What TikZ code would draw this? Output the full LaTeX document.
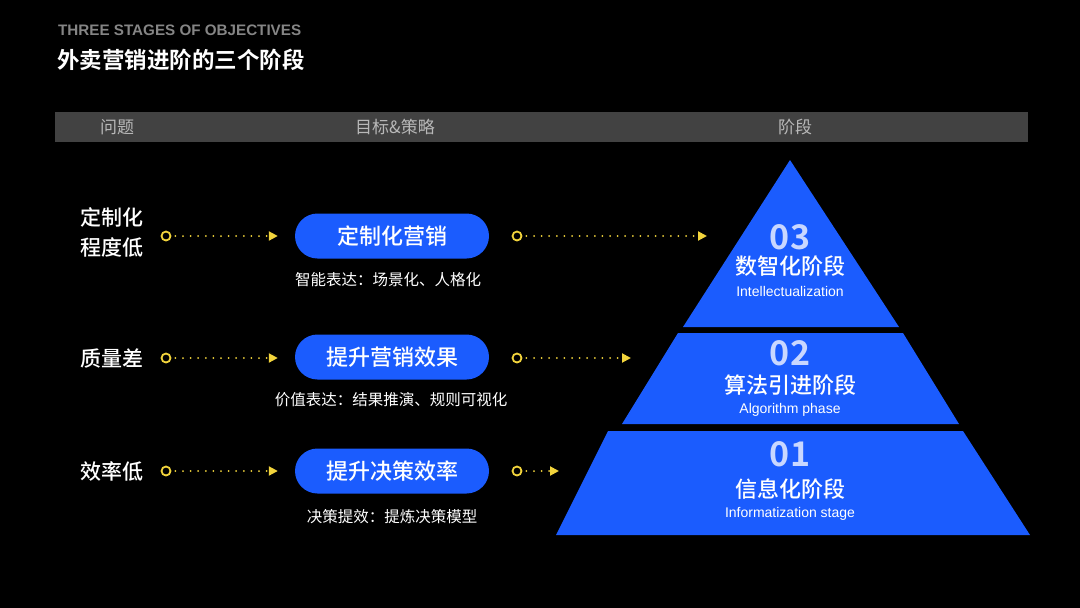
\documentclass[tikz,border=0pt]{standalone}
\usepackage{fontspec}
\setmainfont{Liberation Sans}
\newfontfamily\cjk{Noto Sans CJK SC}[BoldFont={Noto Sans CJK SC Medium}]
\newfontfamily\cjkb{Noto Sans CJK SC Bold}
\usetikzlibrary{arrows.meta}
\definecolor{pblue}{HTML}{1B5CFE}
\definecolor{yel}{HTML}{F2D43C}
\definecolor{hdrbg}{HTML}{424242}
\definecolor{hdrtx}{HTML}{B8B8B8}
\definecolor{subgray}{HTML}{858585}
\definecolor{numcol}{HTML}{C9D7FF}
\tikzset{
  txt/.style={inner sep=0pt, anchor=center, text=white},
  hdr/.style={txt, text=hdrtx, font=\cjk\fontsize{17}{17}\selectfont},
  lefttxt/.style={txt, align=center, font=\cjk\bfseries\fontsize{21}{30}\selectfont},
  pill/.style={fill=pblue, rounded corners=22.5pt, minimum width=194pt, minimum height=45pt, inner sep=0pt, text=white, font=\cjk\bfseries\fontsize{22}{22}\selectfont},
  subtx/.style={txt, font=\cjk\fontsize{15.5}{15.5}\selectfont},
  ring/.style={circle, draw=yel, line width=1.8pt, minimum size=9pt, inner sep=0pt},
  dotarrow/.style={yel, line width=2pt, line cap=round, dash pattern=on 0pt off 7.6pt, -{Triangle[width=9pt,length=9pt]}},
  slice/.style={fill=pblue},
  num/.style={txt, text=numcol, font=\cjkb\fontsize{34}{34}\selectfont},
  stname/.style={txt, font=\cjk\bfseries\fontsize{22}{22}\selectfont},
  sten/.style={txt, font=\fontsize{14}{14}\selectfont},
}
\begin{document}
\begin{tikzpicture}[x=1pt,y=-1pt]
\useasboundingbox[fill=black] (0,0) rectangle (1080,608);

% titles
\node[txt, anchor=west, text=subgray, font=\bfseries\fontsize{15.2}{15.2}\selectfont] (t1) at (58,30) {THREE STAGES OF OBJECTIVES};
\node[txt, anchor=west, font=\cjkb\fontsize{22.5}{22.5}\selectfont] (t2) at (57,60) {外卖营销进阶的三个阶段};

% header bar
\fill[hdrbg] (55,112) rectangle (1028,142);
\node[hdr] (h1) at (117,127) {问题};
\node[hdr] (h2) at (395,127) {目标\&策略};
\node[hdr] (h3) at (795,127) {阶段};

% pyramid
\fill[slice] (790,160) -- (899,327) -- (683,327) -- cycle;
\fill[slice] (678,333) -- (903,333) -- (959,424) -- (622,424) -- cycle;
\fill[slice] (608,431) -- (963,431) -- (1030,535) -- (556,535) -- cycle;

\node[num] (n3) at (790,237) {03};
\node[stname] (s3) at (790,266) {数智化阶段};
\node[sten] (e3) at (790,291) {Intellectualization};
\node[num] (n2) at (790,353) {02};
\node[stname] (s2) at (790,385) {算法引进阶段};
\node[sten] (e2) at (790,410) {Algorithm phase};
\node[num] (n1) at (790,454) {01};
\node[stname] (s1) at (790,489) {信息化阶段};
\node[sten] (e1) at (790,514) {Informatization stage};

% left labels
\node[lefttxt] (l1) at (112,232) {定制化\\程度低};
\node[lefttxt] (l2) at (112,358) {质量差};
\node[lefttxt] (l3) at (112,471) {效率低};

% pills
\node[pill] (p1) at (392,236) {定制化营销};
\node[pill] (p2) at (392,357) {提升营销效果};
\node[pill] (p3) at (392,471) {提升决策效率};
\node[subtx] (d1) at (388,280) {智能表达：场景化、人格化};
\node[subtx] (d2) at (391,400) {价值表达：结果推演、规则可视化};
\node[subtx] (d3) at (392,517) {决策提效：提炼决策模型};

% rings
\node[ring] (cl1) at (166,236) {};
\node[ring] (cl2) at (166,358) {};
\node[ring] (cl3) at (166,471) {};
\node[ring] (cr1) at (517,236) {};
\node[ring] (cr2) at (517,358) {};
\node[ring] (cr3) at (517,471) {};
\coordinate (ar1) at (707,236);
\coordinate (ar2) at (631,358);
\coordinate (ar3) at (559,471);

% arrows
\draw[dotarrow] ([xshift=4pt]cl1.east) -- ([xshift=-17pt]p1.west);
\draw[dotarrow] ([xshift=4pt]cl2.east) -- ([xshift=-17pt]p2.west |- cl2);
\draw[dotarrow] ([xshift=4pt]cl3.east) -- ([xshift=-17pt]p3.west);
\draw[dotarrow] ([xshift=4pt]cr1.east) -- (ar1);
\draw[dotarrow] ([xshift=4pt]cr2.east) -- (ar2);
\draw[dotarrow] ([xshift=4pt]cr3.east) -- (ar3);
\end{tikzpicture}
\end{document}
==
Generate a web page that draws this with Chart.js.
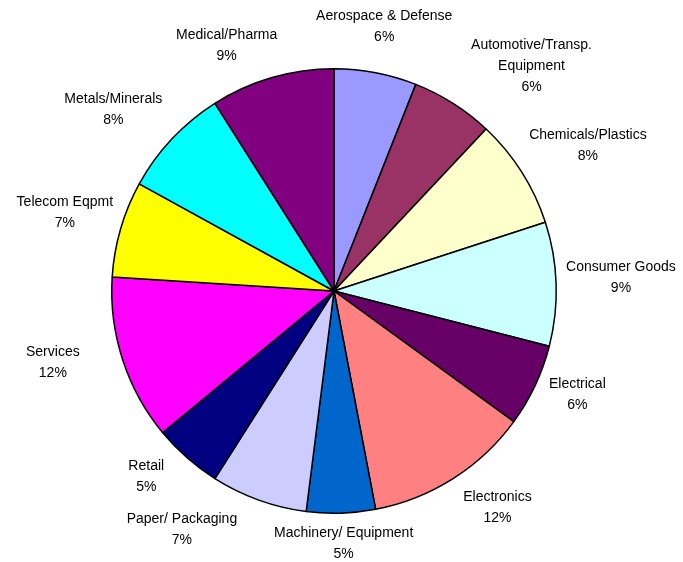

* Work to be completed *
Above are records; repeat only the lines from the line with "What TikZ code" through the line with "(556,535) -- cycle;", and leave pictures out.

* Full answer *
What TikZ code would draw this? Output the full LaTeX document.
\documentclass[tikz,border=0pt]{standalone}
\usepackage{fontspec}
\setmainfont{Liberation Sans}
\newfontfamily\cjk{Noto Sans CJK SC}[BoldFont={Noto Sans CJK SC Medium}]
\newfontfamily\cjkb{Noto Sans CJK SC Bold}
\usetikzlibrary{arrows.meta}
\definecolor{pblue}{HTML}{1B5CFE}
\definecolor{yel}{HTML}{F2D43C}
\definecolor{hdrbg}{HTML}{424242}
\definecolor{hdrtx}{HTML}{B8B8B8}
\definecolor{subgray}{HTML}{858585}
\definecolor{numcol}{HTML}{C9D7FF}
\tikzset{
  txt/.style={inner sep=0pt, anchor=center, text=white},
  hdr/.style={txt, text=hdrtx, font=\cjk\fontsize{17}{17}\selectfont},
  lefttxt/.style={txt, align=center, font=\cjk\bfseries\fontsize{21}{30}\selectfont},
  pill/.style={fill=pblue, rounded corners=22.5pt, minimum width=194pt, minimum height=45pt, inner sep=0pt, text=white, font=\cjk\bfseries\fontsize{22}{22}\selectfont},
  subtx/.style={txt, font=\cjk\fontsize{15.5}{15.5}\selectfont},
  ring/.style={circle, draw=yel, line width=1.8pt, minimum size=9pt, inner sep=0pt},
  dotarrow/.style={yel, line width=2pt, line cap=round, dash pattern=on 0pt off 7.6pt, -{Triangle[width=9pt,length=9pt]}},
  slice/.style={fill=pblue},
  num/.style={txt, text=numcol, font=\cjkb\fontsize{34}{34}\selectfont},
  stname/.style={txt, font=\cjk\bfseries\fontsize{22}{22}\selectfont},
  sten/.style={txt, font=\fontsize{14}{14}\selectfont},
}
\begin{document}
\begin{tikzpicture}[x=1pt,y=-1pt]
\useasboundingbox[fill=black] (0,0) rectangle (1080,608);

% titles
\node[txt, anchor=west, text=subgray, font=\bfseries\fontsize{15.2}{15.2}\selectfont] (t1) at (58,30) {THREE STAGES OF OBJECTIVES};
\node[txt, anchor=west, font=\cjkb\fontsize{22.5}{22.5}\selectfont] (t2) at (57,60) {外卖营销进阶的三个阶段};

% header bar
\fill[hdrbg] (55,112) rectangle (1028,142);
\node[hdr] (h1) at (117,127) {问题};
\node[hdr] (h2) at (395,127) {目标\&策略};
\node[hdr] (h3) at (795,127) {阶段};

% pyramid
\fill[slice] (790,160) -- (899,327) -- (683,327) -- cycle;
\fill[slice] (678,333) -- (903,333) -- (959,424) -- (622,424) -- cycle;
\fill[slice] (608,431) -- (963,431) -- (1030,535) -- (556,535) -- cycle;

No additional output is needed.